Your parent or caregiver was emotionally unavailable and, as a result, they were insensitive to or unaware of your needs. They had little or no response when you were distressed.
You might have taken on the role of a “little adult” who take care of themselves. As a child, and also now you tend to pull away from needing anything from anyone and you are self-contained.
As an adult you tend to regard relationships and emotions as being unimportant.
You suppress and rationalize your feelings. Your typical response to conflict and stressful situations is to avoid them by distancing yourself. You also may isolate yourself and tend to be emotionally absent or out of touch with your emotions.
• Anxious Attachment & Anxious/Preoccupied Personality •

Your parent or caregiver at times had appropriate and nurturing responses but at other times they were intrusive and insensitive. This made you confused and insecure, not knowing what type of treatment to expect.
You often felt suspicious and distrustful of your parent but at the same time you acted clingy and desperate.
As an adult you are self-critical and insecure. You seek approval and reassurance from others, yet this never relieves your self-doubt.

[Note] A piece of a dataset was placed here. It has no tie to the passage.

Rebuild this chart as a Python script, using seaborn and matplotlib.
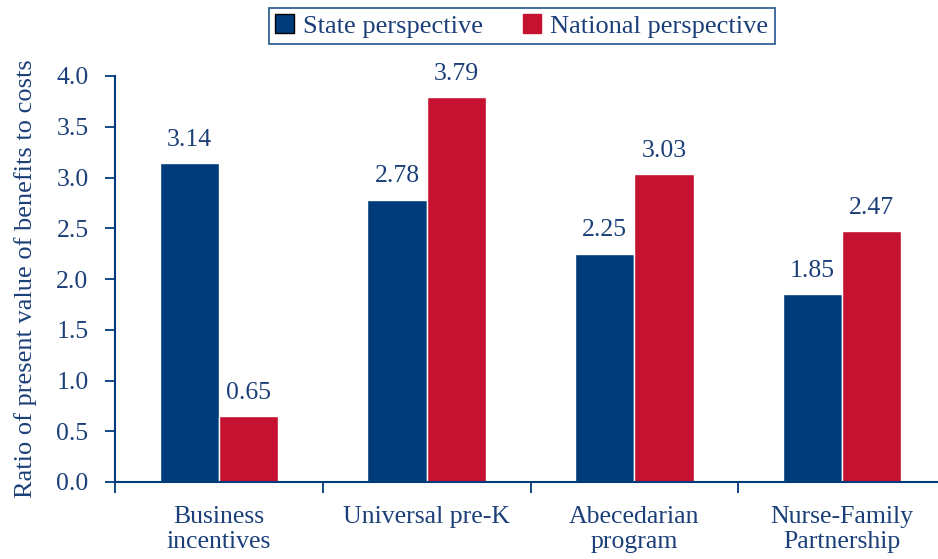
import matplotlib
matplotlib.use("Agg")
import matplotlib.pyplot as plt
import seaborn as sns
import pandas as pd

categories = ["Business\nincentives", "Universal pre-K", "Abecedarian\nprogram", "Nurse-Family\nPartnership"]
series = ["State perspective", "National perspective"]
state_values = [3.14, 2.78, 2.25, 1.85]
national_values = [0.65, 3.79, 3.03, 2.47]
yticks = [0.0, 0.5, 1.0, 1.5, 2.0, 2.5, 3.0, 3.5, 4.0]

navy = "#003B7A"
red = "#C41230"
text_c = "#1B3F78"

sns.set_theme(style="white")
plt.rcParams['font.family'] = ['Liberation Serif', 'DejaVu Serif']

df = pd.DataFrame({
    "category": categories * 2,
    "series": [series[0]] * 4 + [series[1]] * 4,
    "value": state_values + national_values,
})

fig = plt.figure(figsize=(9.38, 5.59), dpi=100)
ax = fig.add_axes([115/938, 77/559, (938-115)/938, 406/559])
sns.barplot(data=df, x="category", y="value", hue="series", order=categories,
            hue_order=series, palette=[navy, red], width=0.57, ax=ax,
            saturation=1, errorbar=None, legend=True)

for cont in ax.containers:
    ax.bar_label(cont, fmt="%.2f", padding=9, fontsize=18.5, color=text_c)

ax.set_ylim(0, 4.0)
ax.set_xlim(-0.5, 3.5 - 8/207.7)
ax.set_yticks(yticks)
ax.set_yticklabels([f"{v:.1f}" for v in yticks], fontsize=18.5, color=text_c)
ax.set_xticks([0, 1, 2, 3])
ax.set_xticklabels(categories, fontsize=18.5, color=text_c, linespacing=1.2)
ax.tick_params(axis='x', length=0, pad=17)
ax.tick_params(axis='y', length=7, width=1.3, color=navy, direction='out', pad=12, left=True)
ax.set_xticks([-0.5, 0.5, 1.5, 2.5], minor=True)
ax.tick_params(axis='x', which='minor', length=8, width=1.3, color=navy, direction='out', bottom=True)

ax.set_xlabel("")
ax.set_ylabel("Ratio of present value of benefits to costs", fontsize=19, color=text_c, labelpad=14)
for s in ["top", "right"]:
    ax.spines[s].set_visible(False)
for s in ["left", "bottom"]:
    ax.spines[s].set_color(navy)
    ax.spines[s].set_linewidth(1.5)

leg = ax.legend(loc="center", bbox_to_anchor=(522/938, 1 - 26/559), bbox_transform=fig.transFigure,
                ncol=2, frameon=True, fontsize=19, handlelength=0.7, handleheight=0.7,
                handletextpad=0.35, columnspacing=1.5, borderpad=0.25, fancybox=False)
leg.get_frame().set_edgecolor(navy)
leg.get_frame().set_linewidth(1.3)
for t in leg.get_texts():
    t.set_color(text_c)
hs = leg.legend_handles
hs[0].set_edgecolor("black")
hs[0].set_linewidth(1.0)
hs[1].set_edgecolor(red)

fig.savefig("out.png", dpi=100)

In your relationships you might experience fear that you are going to be rejected by your partner and this makes you worried and distrustful. This dynamic also drives you to act clingy and overly dependent with your partner.
• Disorganized Attachment & Fearful-Avoidant Personality •

Your parent or caregiver was abusive to you as a child. The physical and emotional abusive behavior you experience was life-threatening for you at the time.
Your survival instincts were telling you to flee to safety but safety was the very person who was terrifying YOU. Because of the pain and trauma you experience you disassociated from yourself.
What you went through was so traumatizing that you had to detach from what was happening. What you were experiencing is now blocked from your consciousness.
As an adult, you continue to be somewhat detached from yourself. You are comfortable in relationships until you start to become emotionally close to that person.
The feelings that were repressed in childhood begin to resurface and, with no awareness of them being from the past, you experience them in the present, re-living an old trauma.